En Bakú, la capital de Azerbaiyán, se celebró durante dos semanas la Conferencia sobre Cambio Climático COP19, que tenía dos objetivos fundamentales.
El primero era determinar el monto y características del “financiamiento climático”, el cual en 2025 debe reemplazar los $100.000 millones que se acordaron en Copenhague en 2009 para dar apoyo a los países pobres y en desarrollo para enfrentar el calentamiento global.
En este aspecto las naciones receptoras de la ayuda financiera señalaban, no solo la necesidad de un gran incremento para llegar a los $1.300.000 millones, sino también que una mayor proporción de recursos deberían destinarse a la adaptación al cambio climático, que ha sido muy pobremente fondeado y una mayor proporción debería ser en donaciones y no en créditos, para no afectar las posibilidades de crecimiento y desarrollo de las naciones que menos han contaminado y, sin embargo, sufren los graves daños originados en la gran contaminación acumulada que ha sido causada por los países más desarrollados.
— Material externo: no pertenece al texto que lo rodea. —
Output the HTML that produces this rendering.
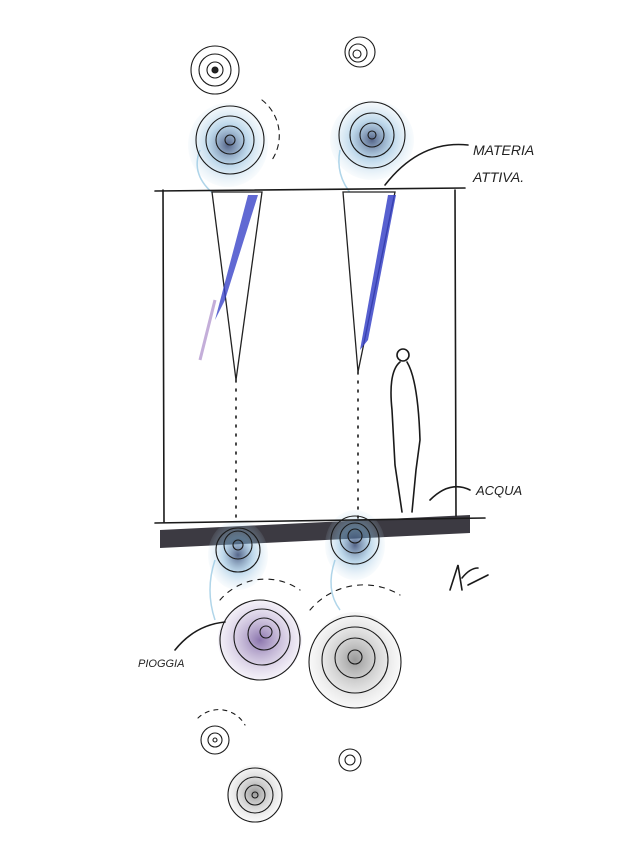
<!DOCTYPE html>
<html><head><meta charset="utf-8"><style>
html,body{margin:0;padding:0;background:#fff;width:643px;height:853px;overflow:hidden}
svg{display:block}
text{font-family:"Liberation Sans",sans-serif;fill:#222}
</style></head><body>
<svg width="643" height="853" viewBox="0 0 643 853" xmlns="http://www.w3.org/2000/svg">
<defs>
<radialGradient id="g1"><stop offset="0" stop-color="#2a3d6a" stop-opacity=".8"/><stop offset=".5" stop-color="#7fb3d8" stop-opacity=".5"/><stop offset="1" stop-color="#bcd9ec" stop-opacity=".1"/></radialGradient>
<radialGradient id="g2"><stop offset="0" stop-color="#555" stop-opacity=".6"/><stop offset="1" stop-color="#ccc" stop-opacity=".15"/></radialGradient>
<radialGradient id="g3"><stop offset="0" stop-color="#5a3a8a" stop-opacity=".7"/><stop offset="1" stop-color="#b9a6d4" stop-opacity=".15"/></radialGradient>
</defs>
<polygon points="160,530 470,515 470,533 160,548" fill="#3c3a42"/>
<!-- washes -->
<ellipse cx="228" cy="145" rx="40" ry="42" fill="url(#g1)"/>
<ellipse cx="372" cy="140" rx="42" ry="40" fill="url(#g1)"/>
<ellipse cx="238" cy="555" rx="30" ry="35" fill="url(#g1)"/>
<ellipse cx="355" cy="545" rx="30" ry="35" fill="url(#g1)"/>
<ellipse cx="260" cy="640" rx="42" ry="40" fill="url(#g3)"/>
<ellipse cx="355" cy="660" rx="45" ry="48" fill="url(#g2)"/>
<ellipse cx="255" cy="793" rx="28" ry="28" fill="url(#g2)"/>
<g stroke="#8fc3e0" stroke-width="1.5" fill="none" opacity=".7">
<path d="M200,150 Q190,175 215,195"/><path d="M340,150 Q335,175 352,195"/>
<path d="M215,560 Q205,590 215,620"/><path d="M335,560 Q325,590 340,610"/>
</g>
<!-- cones -->
<polygon points="212,192 262,192 236,380" fill="#fff" stroke="#222" stroke-width="1.3"/>
<path d="M248,195 L215,320 L225,300 L258,195Z" fill="#3a44c8" opacity=".8"/>
<path d="M215,300 L200,360" stroke="#8a5fb5" stroke-width="3" opacity=".5"/>
<polygon points="343,192 395,192 358,372" fill="#fff" stroke="#222" stroke-width="1.3"/>
<path d="M388,195 L360,350 L368,340 L396,195Z" fill="#3a44c8" opacity=".85"/>
<!-- frame -->
<g stroke="#1a1a1a" stroke-width="1.6" fill="none" stroke-linecap="round">
<path d="M155,191 L465,188"/>
<path d="M163,190 L164,522"/>
<path d="M455,190 L456,516"/>
<path d="M236,380 L236,520" stroke-dasharray="2 7"/>
<path d="M358,372 L358,518" stroke-dasharray="2 7"/>
<path d="M155,523 L485,518"/>
<circle cx="403" cy="355" r="6"/>
<path d="M400,362 Q388,372 392,410 L395,465 L402,512 M407,362 Q418,380 420,440 L416,470 L412,512"/>
<g stroke-width="1.1">
<circle cx="215" cy="70" r="24"/><circle cx="215" cy="70" r="16"/><circle cx="215" cy="70" r="8"/><circle cx="215" cy="70" r="3" fill="#222"/>
<circle cx="360" cy="52" r="15"/><circle cx="358" cy="53" r="9"/><circle cx="357" cy="54" r="4"/>
<circle cx="230" cy="140" r="34"/><circle cx="230" cy="140" r="24"/><circle cx="230" cy="140" r="14"/><circle cx="230" cy="140" r="5"/>
<path d="M262,100 A45,45 0 0 1 272,160" stroke-dasharray="5 5"/>
<circle cx="372" cy="135" r="33"/><circle cx="372" cy="135" r="22"/><circle cx="372" cy="135" r="12"/><circle cx="372" cy="135" r="4"/>
<circle cx="238" cy="550" r="22"/><circle cx="238" cy="545" r="14"/><circle cx="238" cy="545" r="5"/>
<circle cx="355" cy="540" r="24"/><circle cx="355" cy="538" r="15"/><circle cx="355" cy="536" r="7"/>
<circle cx="260" cy="640" r="40"/><circle cx="262" cy="637" r="28"/><circle cx="264" cy="634" r="16"/><circle cx="266" cy="632" r="6"/>
<circle cx="355" cy="662" r="46"/><circle cx="355" cy="660" r="33"/><circle cx="355" cy="658" r="20"/><circle cx="355" cy="657" r="7"/>
<path d="M220,600 A60,60 0 0 1 300,590" stroke-dasharray="5 6"/>
<path d="M310,610 A70,70 0 0 1 400,595" stroke-dasharray="5 6"/>
<circle cx="215" cy="740" r="14"/><circle cx="215" cy="740" r="7"/><circle cx="215" cy="740" r="2"/>
<path d="M198,718 A30,30 0 0 1 245,725" stroke-dasharray="4 5"/>
<circle cx="350" cy="760" r="11"/><circle cx="350" cy="760" r="5"/>
<circle cx="255" cy="795" r="27"/><circle cx="255" cy="795" r="18"/><circle cx="255" cy="795" r="10"/><circle cx="255" cy="795" r="3"/>
</g>
<path d="M468,145 Q420,140 385,185"/>
<path d="M430,500 Q450,480 470,490"/>
<path d="M175,650 Q195,625 225,622"/>
<path d="M450,590 L458,565 L462,590 M462,578 Q470,568 478,568 M468,585 Q478,580 488,575"/>
</g>
<text x="473" y="155" font-size="14" font-style="italic">MATERIA</text>
<text x="473" y="182" font-size="14" font-style="italic">ATTIVA.</text>
<text x="476" y="495" font-size="13" font-style="italic">ACQUA</text>
<text x="138" y="667" font-size="11" font-style="italic">PIOGGIA</text>
</svg>
</body></html>
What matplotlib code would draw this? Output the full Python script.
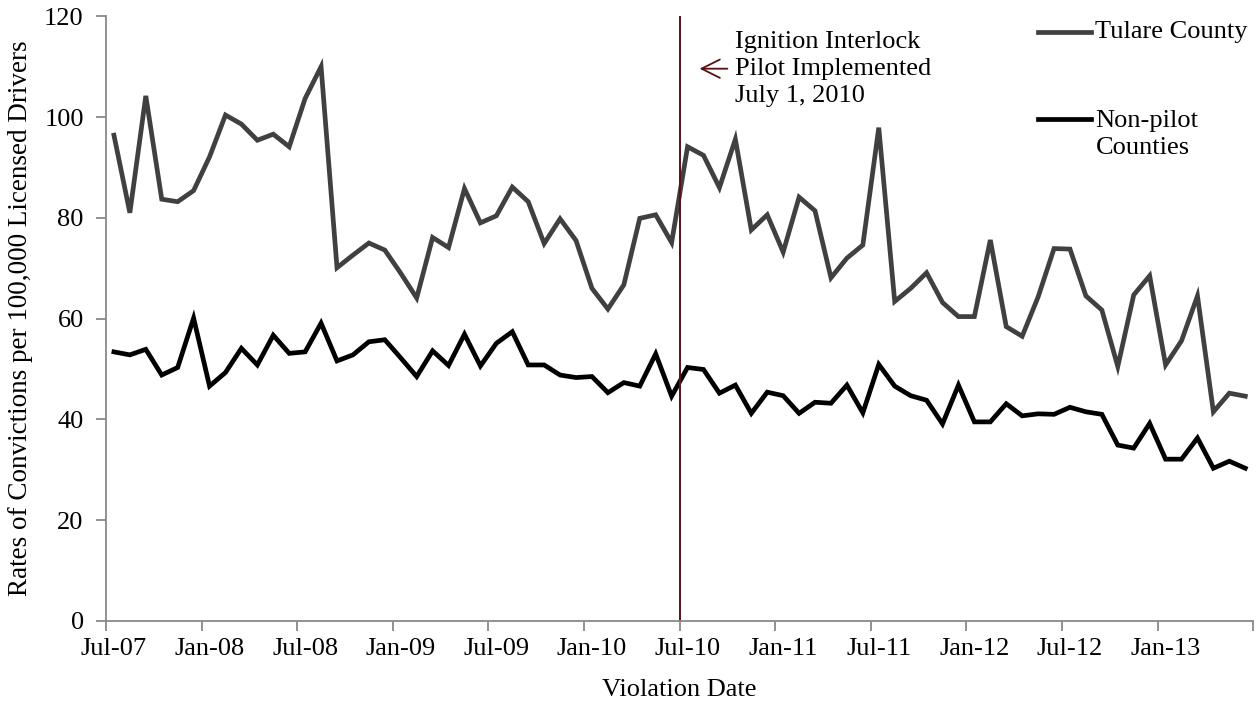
import matplotlib.pyplot as plt
from matplotlib.lines import Line2D

plt.rcParams['font.family'] = ['Liberation Serif', 'DejaVu Serif']

# monthly rates, Jul-07 .. Jun-13
tulare = [96.4, 81.0, 104.2, 83.7, 83.2, 85.4, 92.1, 100.4, 98.6, 95.4, 96.6, 94.1,
          103.7, 110.0, 70.1, 72.6, 75.0, 73.6, 69.0, 64.1, 76.1, 74.1, 85.8, 79.0,
          80.4, 86.1, 83.2, 74.9, 79.8, 75.5, 66.0, 61.9, 66.7, 79.9, 80.6, 75.1,
          94.1, 92.4, 86.0, 95.6, 77.6, 80.6, 73.2, 84.1, 81.4, 68.1, 72.0, 74.6,
          97.9, 63.4, 66.0, 69.1, 63.2, 60.4, 60.4, 75.6, 58.4, 56.5, 64.3, 73.9,
          73.8, 64.5, 61.7, 50.5, 64.7, 68.5, 50.8, 55.6, 64.5, 41.5, 45.2, 44.6]
nonpilot = [53.4, 52.8, 53.9, 48.8, 50.3, 60.1, 46.6, 49.3, 54.1, 50.8, 56.7, 53.1,
            53.4, 59.1, 51.6, 52.8, 55.4, 55.8, 52.2, 48.5, 53.6, 50.7, 56.9, 50.6,
            55.1, 57.4, 50.8, 50.8, 48.8, 48.3, 48.5, 45.3, 47.3, 46.6, 53.0, 44.6,
            50.3, 49.9, 45.2, 46.8, 41.2, 45.4, 44.7, 41.2, 43.4, 43.2, 46.8, 41.3,
            50.9, 46.6, 44.7, 43.8, 39.1, 46.8, 39.5, 39.5, 43.1, 40.7, 41.1, 41.0,
            42.4, 41.5, 41.0, 34.9, 34.3, 39.2, 32.1, 32.1, 36.3, 30.3, 31.7, 30.3]
tick_labels = ['Jul-07', 'Jan-08', 'Jul-08', 'Jan-09', 'Jul-09', 'Jan-10',
               'Jul-10', 'Jan-11', 'Jul-11', 'Jan-12', 'Jul-12', 'Jan-13']
pilot_start = 36  # Jul-10 index

fs = 19
x = list(range(len(tulare)))

fig = plt.figure(figsize=(12.57, 7.08), dpi=100)
ax = fig.add_axes([0.0843, 0.123, 0.9127, 0.854])

ax.plot(x, tulare, color='#404040', lw=3.4, solid_joinstyle='miter')
ax.plot(x, nonpilot, color='black', lw=3.4, solid_joinstyle='miter')
ax.axvline(pilot_start - 0.5, color='#5a1010', lw=1.4)

ax.set_xlim(-0.5, len(x) - 0.5)
ax.set_ylim(0, 120)
ax.set_yticks(range(0, 121, 20))

# tick marks between categories, labels centred on the month
ax.set_xticks([i - 0.5 for i in range(0, len(x) + 1, 6)])
ax.set_xticklabels([])
ax.set_xticks(list(range(0, len(x), 6)), minor=True)
ax.set_xticklabels(tick_labels, minor=True)
ax.tick_params(axis='x', which='major', length=7, color='#898989', width=1.3)
ax.tick_params(axis='x', which='minor', length=0, pad=12, labelsize=fs)
ax.tick_params(axis='y', length=7, color='#898989', width=1.3, pad=9, labelsize=fs)

for s in ['top', 'right']:
    ax.spines[s].set_visible(False)
for s in ['left', 'bottom']:
    ax.spines[s].set_color('#898989')
    ax.spines[s].set_linewidth(1.3)

ax.set_xlabel('Violation Date', fontsize=fs, labelpad=14)
ax.set_ylabel('Rates of Convictions per 100,000 Licensed Drivers', fontsize=19.5, labelpad=8)

ax.annotate('', xy=(36.75, 109.6), xytext=(38.5, 109.6),
            arrowprops=dict(arrowstyle='->,head_length=0.6,head_width=0.3',
                            color='#5a1010', lw=1.3, mutation_scale=22,
                            shrinkA=0, shrinkB=0))
ax.text(39.0, 109.6, 'Ignition Interlock\nPilot Implemented\nJuly 1, 2010',
        fontsize=fs, va='center', ha='left', linespacing=1.3)

# legend drawn by hand, Excel style
ax.add_line(Line2D([58.0, 61.3], [116.8, 116.8], color='#404040', lw=3.4, clip_on=False))
ax.text(61.6, 116.8, 'Tulare County', fontsize=fs, va='center', ha='left')
ax.add_line(Line2D([58.0, 61.3], [99.6, 99.6], color='black', lw=3.4, clip_on=False))
ax.text(61.6, 96.6, 'Non-pilot\nCounties', fontsize=fs, va='center', ha='left', linespacing=1.3)

fig.savefig('out.png', dpi=100)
El segundo punto que debería ser atendido por la COP19 es el relativo a la manera en cómo las naciones han de transitar al abandono del uso de los combustibles fósiles, que se había establecido como un simple buen propósito en la pasada COP28 en Dubái, cuando se aprobó.
“Transitar al no uso de los combustibles fósiles en los sistemas de energía de manera justa, ordenada y equitativa, acelerando la acción en esta década crítica, con el objetivo de alcanzar cero emisiones netas para el 2050, de acuerdo con la ciencia.” Pero no se definió cómo, en cuánto tiempo, con cuáles medidas y con cargo a quiénes se ha de ejecutar, de manera que esta era una de las tareas pendientes que se debería resolver en Bakú.
En ninguno de los dos objetivos se pudo avanzar significativamente. Respecto al primer punto el magro resultado fue un compromiso para llegar a $300.000 millones en 2035. Se esperaba un avance importante para financiar la lucha contra el cambio climático y adaptar las naciones al calentamiento global que ya es una realidad y sigue empeorando. No se logró.
Como si ese pobre compromiso no fuera ya en sí mismo uno muy insatisfactorio, tampoco se obtuvo más que señalamiento de buenas intenciones de los países ricos respecto a incrementar la proporción de donaciones, ni en cuanto a un establecimiento de impuestos a la contaminación, ni a recursos para adaptación y atención a las catástrofes naturales que ya provoca el calentamiento global.
El compromiso de llegar a los $300.000 millones para 2035 no señala qué se debe financiar, quiénes lo van a aportar, ni quiénes lo van a recibir. Ni siquiera hay un San Nicolás al que se le debe enviar la carta.
China a pesar del peso de su economía y ser el mayor contaminador actual no aceptó unirse al grupo de los países que aportan, solo permitió que se dijera que se le alienta a aportar.
El único resquicio que quedó es la disposición de que el financiamiento climático debe ser revisado en 2030.
Respecto al tránsito a un mundo sin energías fósiles su ruta quedó tan indefinida como en la conferencia del año pasado. Queda el tema abierto para ser tratado en la COP30, en Brasil del año entrante.
La COP29 tuvo lugar pocos días después de la elección del presidente Donald Trump en EE.UU. Es bien conocida su posición que incluso en su pasado Gobierno lo llevó a retirar a su país del Acuerdo de París.
No corren buenos vientos para enfrentar el cambio climático en este mundo tan necesitado de acuerdo en este tema, que tiene enorme trascendencia para el bienestar de la humanidad y en especial de sus más pobres integrantes.
Esto nos obliga a considerar de manera muy inteligente las alternativas que como nación debemos adoptar con ese marco de referencia.